Oshawa’s bid to support Clarington in asking for EA for anaerobic digestor dies on committee floor


Published February 8, 2022 at 11:25 am

Confusion over the wording of a motion to ask for an environmental assessment (EA) of the proposed anaerobic digester in nearby Courtice led to the motion’s resounding defeat at Oshawa’s Development Services committee meeting yesterday.

Councillor John Gray, who is not a member of the committee, had introduced the notice of motion at Oshawa Council in December to support the Municipality of Clarington’s demand that the Environment Ministry undertake an EA of the $230 million project, a request not supported by the Region of Durham.

The fight between Clarington and Durham quickly got ugly late last year, with Durham CAO Elaine Baxter-Trehair terminating the mediation process between the two sides, citing delays and “activity in the media,” and Gray subsequently calling the Region a “bully” for its actions.

Gray’s motion eventually made it to the Development Services Committee floor, and representatives from Durham Region (including Baxter-Trehair) were in attendance (electronically) to debate the project with committee members and several members of the community.

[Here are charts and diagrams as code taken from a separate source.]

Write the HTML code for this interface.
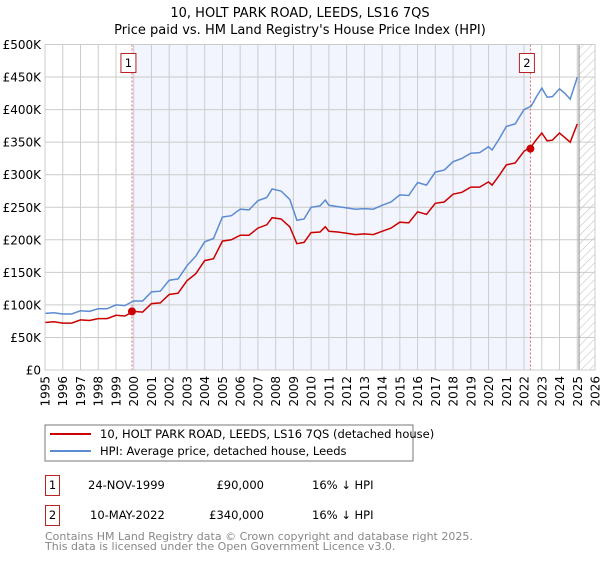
<!DOCTYPE html>
<html><head><meta charset="utf-8"><style>
body{margin:0;background:#fff;font-family:"DejaVu Sans","Liberation Sans",sans-serif}
</style></head><body>
<svg width="600" height="560" viewBox="0 0 600 560" xmlns="http://www.w3.org/2000/svg" font-family="DejaVu Sans, Liberation Sans, sans-serif">
<defs><pattern id="hatch" width="6" height="6" patternUnits="userSpaceOnUse" patternTransform="rotate(45)"><line x1="0" y1="0" x2="0" y2="6" stroke="#bbb" stroke-width="1"/></pattern></defs>
<text x="300" y="17" text-anchor="middle" font-size="13">10, HOLT PARK ROAD, LEEDS, LS16 7QS</text>
<text x="300" y="34" text-anchor="middle" font-size="13">Price paid vs. HM Land Registry's House Price Index (HPI)</text>
<g id="plot"></g>
<rect x="45" y="425" width="368" height="36" fill="#fff" stroke="#777"/>
<line x1="50" y1="434" x2="91" y2="434" stroke="#cc0000" stroke-width="2"/>
<text x="100" y="438" font-size="11.5">10, HOLT PARK ROAD, LEEDS, LS16 7QS (detached house)</text>
<line x1="50" y1="451" x2="91" y2="451" stroke="#5b8bd0" stroke-width="2"/>
<text x="100" y="455" font-size="11.5">HPI: Average price, detached house, Leeds</text>
<g font-size="11.5">
<rect x="45.5" y="475.5" width="14" height="20" fill="#fff" stroke="#b22"/>
<text x="52.5" y="489" text-anchor="middle">1</text>
<text x="88" y="489">24-NOV-1999</text>
<text x="264" y="489" text-anchor="end">£90,000</text>
<text x="312" y="489">16% ↓ HPI</text>
<rect x="45.5" y="505.5" width="14" height="20" fill="#fff" stroke="#b22"/>
<text x="52.5" y="519" text-anchor="middle">2</text>
<text x="90" y="519">10-MAY-2022</text>
<text x="264" y="519" text-anchor="end">£340,000</text>
<text x="312" y="519">16% ↓ HPI</text>
</g>
<text x="45" y="540" font-size="11" fill="#888">Contains HM Land Registry data © Crown copyright and database right 2025.</text>
<text x="45" y="550" font-size="11" fill="#888">This data is licensed under the Open Government Licence v3.0.</text>
</svg>
<script>
const hpiYears=[1995,1995.5,1996,1996.5,1997,1997.5,1998,1998.5,1999,1999.5,2000,2000.5,2001,2001.5,2002,2002.5,2003,2003.5,2004,2004.5,2005,2005.5,2006,2006.5,2007,2007.5,2007.8,2008.3,2008.8,2009.2,2009.6,2010,2010.5,2010.8,2011,2011.5,2012,2012.5,2013,2013.5,2014,2014.5,2015,2015.5,2016,2016.5,2017,2017.5,2018,2018.5,2019,2019.5,2020,2020.2,2020.6,2021,2021.5,2022,2022.4,2022.7,2023,2023.3,2023.6,2024,2024.3,2024.6,2025];
const hpiValues=[87000,88000,86000,86000,91000,90000,94000,94000,100000,99000,106000,106000,120000,121000,138000,140000,160000,175000,197000,202000,235000,237000,247000,246000,260000,265000,278000,275000,262000,230000,232000,250000,252000,261000,253000,251000,249000,247000,248000,247000,253000,258000,269000,268000,288000,284000,304000,307000,320000,325000,333000,334000,343000,338000,355000,374000,378000,400000,405000,420000,433000,419000,420000,432000,425000,416000,450000];
const propYears=hpiYears;
const propValues=[73000,74000,72000,72000,77000,76000,79000,79000,84000,83000,90000,89000,102000,103000,116000,118000,137000,148000,168000,171000,198000,200000,207000,207000,218000,223000,234000,232000,220000,194000,196000,211000,212000,220000,213000,212000,210000,208000,209000,208000,213000,218000,227000,226000,243000,239000,256000,258000,270000,273000,281000,281000,289000,284000,299000,315000,318000,336000,343000,354000,364000,352000,353000,364000,357000,350000,378000];
const saleYears=[1999.9,2022.36];
const saleValues=[90000,340000];
const saleLabels=["1","2"];
const yTicks=[0,50000,100000,150000,200000,250000,300000,350000,400000,450000,500000];
const yTickLabels=["£0","£50K","£100K","£150K","£200K","£250K","£300K","£350K","£400K","£450K","£500K"];
const xTicks=[1995,1996,1997,1998,1999,2000,2001,2002,2003,2004,2005,2006,2007,2008,2009,2010,2011,2012,2013,2014,2015,2016,2017,2018,2019,2020,2021,2022,2023,2024,2025,2026];

const X0=45,X1=595,Y0=370,Y1=44.5,xMin=1995,xMax=2026,yMax=500000;
const xs=v=>X0+(v-xMin)/(xMax-xMin)*(X1-X0);
const ys=v=>Y0-v/yMax*(Y0-Y1);
const NS="http://www.w3.org/2000/svg";
const g=document.getElementById('plot');
function mk(tag,attrs){const e=document.createElementNS(NS,tag);for(const k in attrs)e.setAttribute(k,attrs[k]);g.appendChild(e);return e;}
let e;
e=mk('rect',{x:X0,y:Y1,width:X1-X0,height:Y0-Y1,fill:'#fff'});


e=mk('rect',{x:xs(saleYears[0]),y:Y1,width:xs(saleYears[1])-xs(saleYears[0]),height:Y0-Y1,fill:'#f2f5fd'});


e=mk('rect',{x:xs(2025.1),y:Y1,width:X1-xs(2025.1),height:Y0-Y1,fill:'url(#hatch)'});


yTicks.forEach((t,i)=>{
 e=mk('line',{x1:X0,x2:X1,y1:ys(t),y2:ys(t),stroke:'#ccc','stroke-width':1});
 
 
 e=mk('text',{x:X0-4,y:ys(t)+4.5,'text-anchor':'end','font-size':12});
 e.textContent=yTickLabels[i];
 
 
});
xTicks.forEach(t=>{
 e=mk('line',{x1:xs(t),x2:xs(t),y1:Y1,y2:Y0,stroke:'#ccc','stroke-width':1});
 
 
 e=mk('text',{x:0,y:0,'text-anchor':'end','font-size':12,transform:`translate(${xs(t)+4.5},${Y0+6}) rotate(-90)`});
 e.textContent=t;
 
 
});
e=mk('line',{x1:xs(2025.1),x2:xs(2025.1),y1:Y1,y2:Y0,stroke:'#888','stroke-width':1});


saleYears.forEach((s,i)=>{
 e=mk('line',{x1:xs(s),x2:xs(s),y1:Y1,y2:Y0,stroke:'#e06666','stroke-width':1,'stroke-dasharray':'2,2'});
 
 
 e=mk('rect',{x:xs(s)-11,y:53.5,width:15,height:19,fill:'#fff',stroke:'#b22'});
 
 
 e=mk('text',{x:xs(s)-3.5,y:67,'text-anchor':'middle','font-size':11.5});
 e.textContent=saleLabels[i];
 
 
});
e=mk('path',{d:hpiYears.map((y,i)=>(i?'L':'M')+xs(y).toFixed(1)+','+ys(hpiValues[i]).toFixed(1)).join(''),fill:'none',stroke:'#5b8bd0','stroke-width':1.5});


e=mk('path',{d:propYears.map((y,i)=>(i?'L':'M')+xs(y).toFixed(1)+','+ys(propValues[i]).toFixed(1)).join(''),fill:'none',stroke:'#cc0000','stroke-width':1.5});


saleYears.forEach((s,i)=>{
 e=mk('circle',{cx:xs(s),cy:ys(saleValues[i]),r:4,fill:'#cc0000'});
 
 
});
e=mk('rect',{x:X0,y:Y1,width:X1-X0,height:Y0-Y1,fill:'none',stroke:'#ccc'});


</script>
</body></html>
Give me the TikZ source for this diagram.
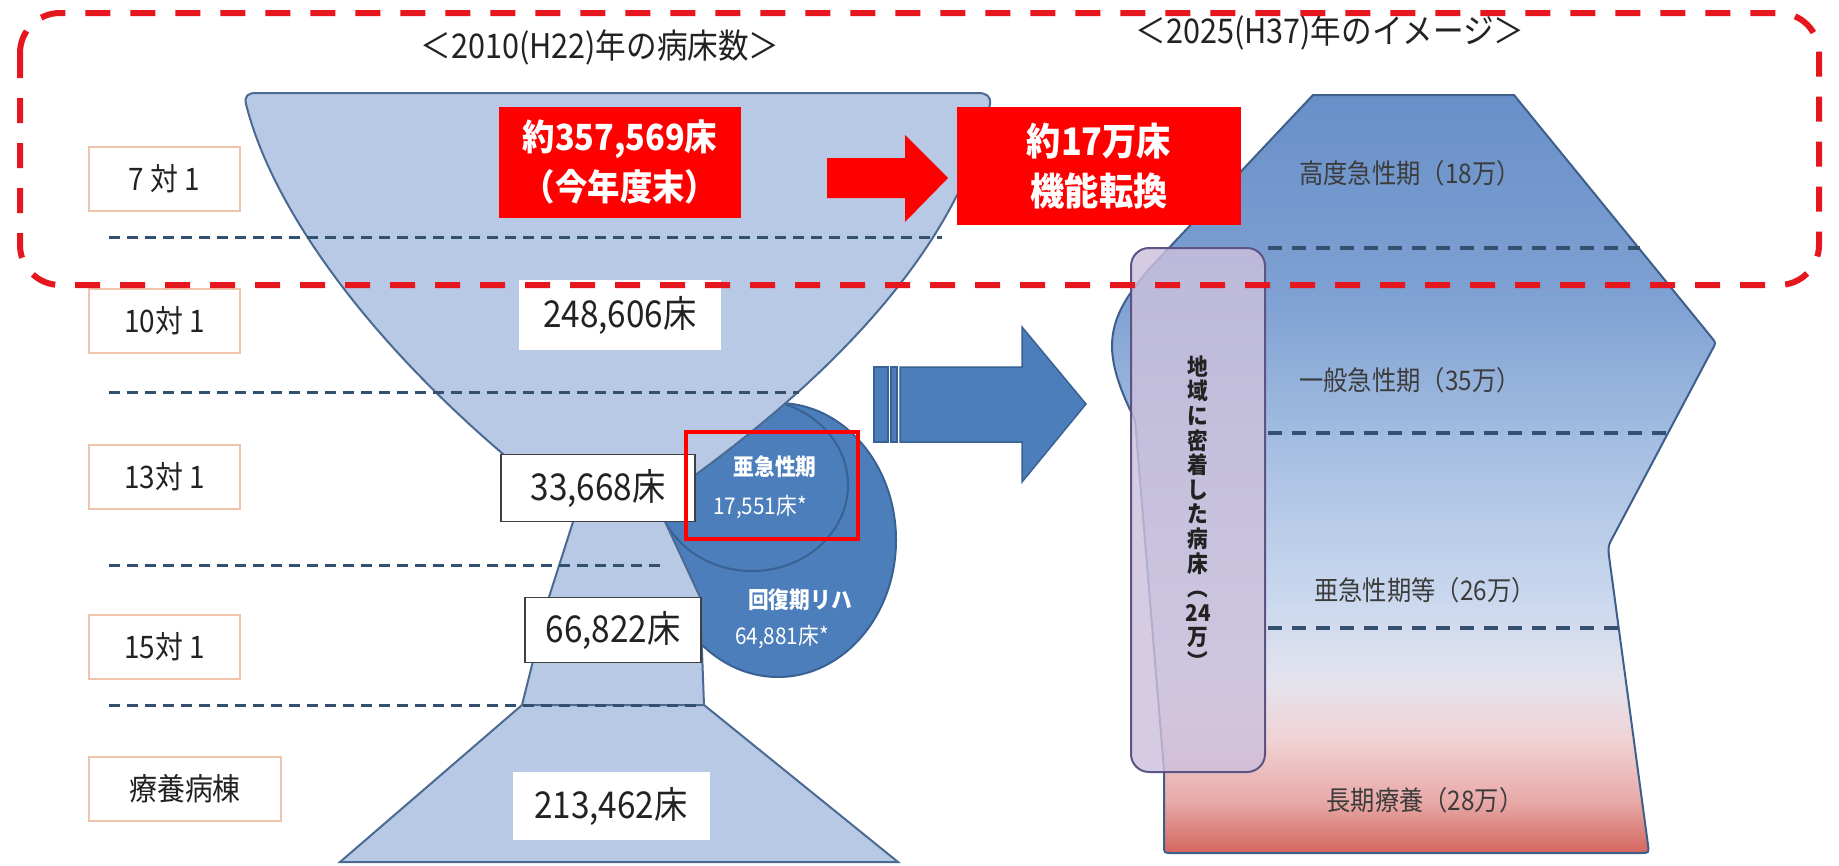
\documentclass[tikz,border=0pt]{standalone}
\usepackage{fontspec}
\setmainfont[FakeStretch=0.9]{Noto Sans CJK JP}
\usetikzlibrary{arrows.meta}
\definecolor{bowlfill}{HTML}{B7C9E4}
\definecolor{bowledge}{HTML}{4A6A93}
\definecolor{circfill}{HTML}{4D7EBC}
\definecolor{circedge}{HTML}{3A6193}
\definecolor{navy}{HTML}{34506F}
\definecolor{redd}{HTML}{E5161E}
\definecolor{boxred}{HTML}{FF0000}
\definecolor{labelborder}{HTML}{F0C4AC}
\definecolor{txt}{HTML}{222222}
\definecolor{rtxt}{HTML}{3C3C3C}
\definecolor{purplefill}{HTML}{CCC0DC}
\definecolor{purpleedge}{HTML}{5E5484}
\definecolor{redge}{HTML}{3E5F8A}
\definecolor{cA}{HTML}{6890C8}
\definecolor{cB}{HTML}{7FA1D3}
\definecolor{cC}{HTML}{A6BFE2}
\definecolor{cD}{HTML}{CAD8EE}
\definecolor{cE}{HTML}{E4E3EE}
\definecolor{cF}{HTML}{F0D2D4}
\definecolor{cG}{HTML}{E8ABA9}
\definecolor{cH}{HTML}{D4655F}
\pgfdeclareverticalshading{rshade}{100bp}{color(0bp)=(cH); color(25bp)=(cH); color(28.5bp)=(cG); color(32.5bp)=(cF); color(36.4bp)=(cE); color(41.7bp)=(cD); color(51.6bp)=(cC); color(61.5bp)=(cB); color(75bp)=(cA); color(100bp)=(cA)}
\tikzset{
  bowl/.style={fill=bowlfill, draw=bowledge, line width=2},
  lbl/.style={draw=labelborder, fill=white, line width=1.5, minimum width=151, minimum height=64, inner sep=0, font=\fontsize{31}{32}\selectfont, text=txt},
  numbox/.style={fill=white, inner sep=0, font=\fontsize{37}{38}\selectfont, text=txt},
  numboxb/.style={numbox, draw=black!75, line width=1.5},
  ldash/.style={draw=navy, line width=3, dash pattern=on 11 off 7},
  rdash/.style={draw=navy, line width=3.5, dash pattern=on 14 off 10},
  redbox/.style={fill=boxred, text=white, inner sep=0, align=center},
  circtxt/.style={text=white, font=\fontsize{23}{25}\selectfont},
  rlabel/.style={text=rtxt, font=\fontsize{27}{30}\selectfont},
  titletxt/.style={text=txt, font=\fontsize{34}{36}\selectfont},
  bluearrow/.style={fill=circfill, draw=circedge, line width=1.5},
}
\begin{document}
\begin{tikzpicture}[x=1pt,y=-1pt]
\useasboundingbox (0,0) rectangle (1839,865);
\fill[white] (0,0) rectangle (1839,865);

% circle (recovery rehab) and inner ellipse
\draw[fill=circfill, draw=circedge, line width=2] (778,540) ellipse [x radius=118, y radius=137];
\draw[draw=circedge, line width=2] (752,485) ellipse [x radius=96, y radius=86];

% hourglass shapes
\draw[bowl] (560,500) .. controls (390,370) and (275,220) .. (246,104)
  .. controls (244,96) and (248,93) .. (256,93) -- (978,93)
  .. controls (986,93) and (991,96) .. (990,104)
  .. controls (965,220) and (870,355) .. (660,500) -- cycle;
\draw[bowl] (580,500) -- (655,500) -- (700,597) -- (704,705) -- (522,705) -- (549,597) -- cycle;
\draw[bowl] (522,705) -- (704,705) -- (898,862) -- (340,862) -- cycle;

% left dashed separators
\draw[ldash] (109,237) -- (942,237);
\draw[ldash] (109,392) -- (799,392);
\draw[ldash] (109,565) -- (665,565);
\draw[ldash] (109,705) -- (702,705);

% left labels
\node[lbl] (l7) at (164.5,179) {7 対 1};
\node[lbl] (l10) at (164.5,321) {10対 1};
\node[lbl] (l13) at (164.5,477) {13対 1};
\node[lbl] (l15) at (164.5,647) {15対 1};
\node[lbl, minimum width=192] (l16) at (185,789) {療養病棟};

% number boxes
\node[numbox, minimum width=202, minimum height=70] (n1) at (620,315) {248,606床};
\node[numboxb, minimum width=194, minimum height=67] (n2) at (598,488) {33,668床};
\node[numboxb, minimum width=176, minimum height=65] (n3) at (613,630) {66,822床};
\node[numbox, minimum width=197, minimum height=68] (n4) at (611,806) {213,462床};

% circle texts
\node[circtxt, font=\bfseries\fontsize{23}{25}\selectfont] (c1) at (775,467) {亜急性期};
\node[circtxt] (c2) at (760,507) {17,551床*};
\node[circtxt, font=\bfseries\fontsize{23}{25}\selectfont] (c3) at (800,600) {回復期リハ};
\node[circtxt] (c4) at (782,637) {64,881床*};
\node[draw=red, line width=3.5, minimum width=172, minimum height=107, inner sep=0] (rr) at (772,485.5) {};

% big blue arrow
\draw[bluearrow] (874,367) rectangle (888,442);
\draw[bluearrow] (891,367) rectangle (897,442);
\draw[bluearrow] (900,367) -- (1022,367) -- (1022,327) -- (1086,404) -- (1022,482) -- (1022,442) -- (900,442) -- cycle;

% right shape
\shadedraw[shading=rshade, draw=redge, line width=2]
  (1313,95) -- (1514,95) -- (1712,338) .. controls (1716,343) .. (1712,350)
  -- (1614,535) .. controls (1608,546) .. (1609,556)
  -- (1648,845) .. controls (1649,853) .. (1640,853)
  -- (1172,853) .. controls (1164,853) .. (1164,845)
  -- (1164,770) -- (1135,420) .. controls (1100,350) and (1105,320) .. (1150,268) -- cycle;
\draw[rdash] (1268,248) -- (1640,248);
\draw[rdash] (1268,433) -- (1666,433);
\draw[rdash] (1268,628) -- (1620,628);

\node[rlabel] (r1) at (1410,173) {高度急性期（18万）};
\node[rlabel] (r2) at (1410,380) {一般急性期（35万）};
\node[rlabel] (r3) at (1425,590) {亜急性期等（26万）};
\node[rlabel] (r4) at (1425,800) {長期療養（28万）};

% purple community box
\node[draw=purpleedge, fill=purplefill, fill opacity=0.82, line width=2, rounded corners=18, minimum width=134, minimum height=524, inner sep=0] (pb) at (1198,510) {};
\node[text=txt, align=center, inner sep=0, font=\bfseries\fontsize{23}{24.6}\selectfont] (pt) at (1198,513)
  {地\\域\\に\\密\\着\\し\\た\\病\\床\\︵\\24\\万\\︶};

% red boxes and red arrow
\node[redbox, minimum width=242, minimum height=111, font=\bfseries\fontsize{36}{50}\selectfont] (rb1) at (620,162) {約357,569床\\（今年度末）};
\node[redbox, minimum width=284, minimum height=118, font=\bfseries\fontsize{38}{50}\selectfont] (rb2) at (1099,166) {約17万床\\機能転換};
\fill[boxred] (827,158) -- (905,158) -- (905,135) -- (948,178) -- (905,222) -- (905,198) -- (827,198) -- cycle;

% titles
\node[titletxt] (t1) at (600,47) {＜2010(H22)年の病床数＞};
\node[titletxt] (t2) at (1330,32) {＜2025(H37)年のイメージ＞};

% red dashed frame
\draw[draw=redd, line width=6, dash pattern=on 25 off 20, rounded corners=40] (20,13) rectangle (1819,285);
\end{tikzpicture}
\end{document}
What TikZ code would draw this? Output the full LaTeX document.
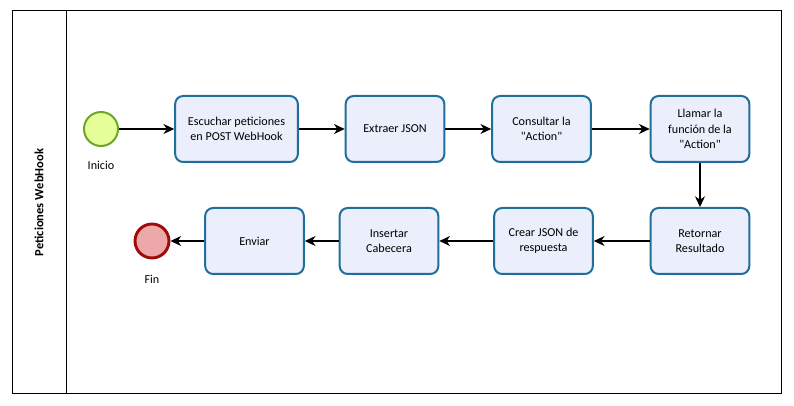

Karrie Lynn Dymond, an Oshawa resident and the founder of environmental group Clarington Clear, said the EA would give everyone the answers they need on the project and cited the Walkerton disaster of 20 years ago, when a tainted water supply led to nine deaths and hundreds of people getting sick, as reasons to take the slow route before approving the project.

“The answers we seek should not be hard to get,” she said, before urging Oshawa councillors to support their colleagues in Clarington and support the motion. “There is unity in numbers.”

Gioseph Anello, Durham’s Director of Waste Management Services, told committee members that the anaerobic digester will be a “positive climate change project” that will divert 30,000 tonnes of garbage from landfill annually, create a more efficient system and extend the lifespan of the nearby Durham-York Energy Centre (DYEC), a $300 million boondoggle which is nearing capacity just six years after opening.

Anello fielded questions from committee members about odors from the incinerator – “it wasn’t us” – and reminded councillors that an EA was performed for the DYEC when it required a temporary expansion recently but that one is not required for the mixed-waste pre-sort digester. In fact, the region asked the ministry two years ago if an EA was required for the new project and was told no, “because of the minimal environmental impacts.”

Gray, however, was not convinced. “I just want to make sure we are safe,” he said. “We just want another pair of eyes to ensure all the questions needed to be asked are asked. Do the double check and make sure.”

“Let’s get this right.”

In the end, it was the wording of the motion, calling for an EA of the Durham-York Energy Centre and not the proposed anaerobic digester, which doomed it.

With Gray not a voting member of the committee, the vote lost 5-0.